With the majority of the field fishing the same type of water, Webster prioritizes targeting the hard-to-catch bass that may be untouched in his area.
“The easy ones are getting caught, and I am having to fish the Berkley Dime 4 and Frittside 5 in hard-to-reach places, but the bigger bites are coming that way,” he added. “I am making circles like everyone else but keeping tabs on which sections are not getting hit to keep finding fresh fish.”
For Showdown Saturday, Webster plans to change things up and start his event closer to the takeoff to try and capitalize on his least productive time of day.
“I can’t seem to start catching fish until 9 or 10 AM, so I will start up and work my way down the lake, trying to get a limit in the morning. Docks seem to be the name of the game, and it doesn’t matter if they are shallow or deep.”
The day one leader with 17 pounds, 2 ounces, Jason Burroughs added another 12 pounds, 12 ounces to his weight.
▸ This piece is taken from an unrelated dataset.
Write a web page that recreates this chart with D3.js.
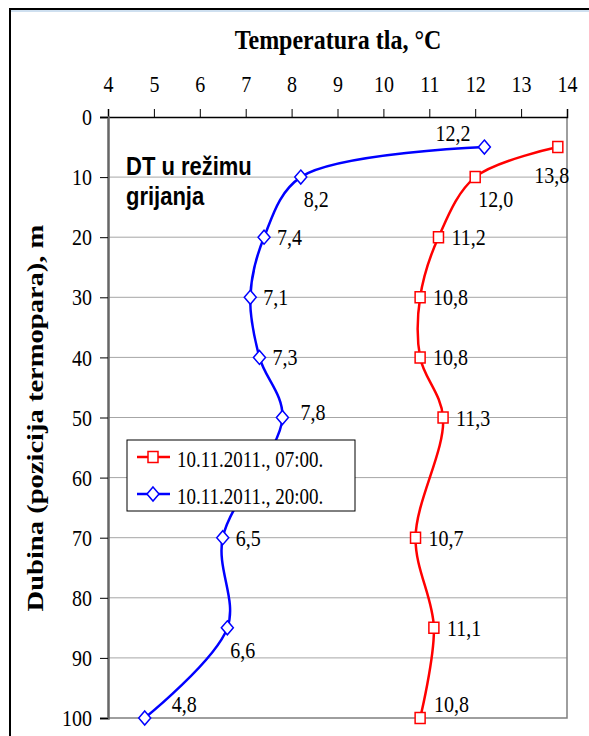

With only one day remaining, Burroughs holds the fifth-place spot with a two-day total of 29 pounds, 14 ounces.
With a live camera today, Burroughs continued to scrap his practice and cover water with one bait and one rod that is getting it done for him.
“I caught eight more keepers today, which is getting weird,” he said. “I caught eight in all three days of practice, eight yesterday, and eight today. I had three hours to catch one more and was not able to make it happen.”
Running a mix of new and old water, the South Carolina angler is targeting steeper banks where he can keep his reaction-style bait near the bottom. With more local anglers on the water and tournament competitors figuring out more of how the fish are biting, Burroughs is going to need more than eight bites on Showdown Saturday.
“The pressure has drastically increased,” he added. “But I’m going to go hard on them again tomorrow.”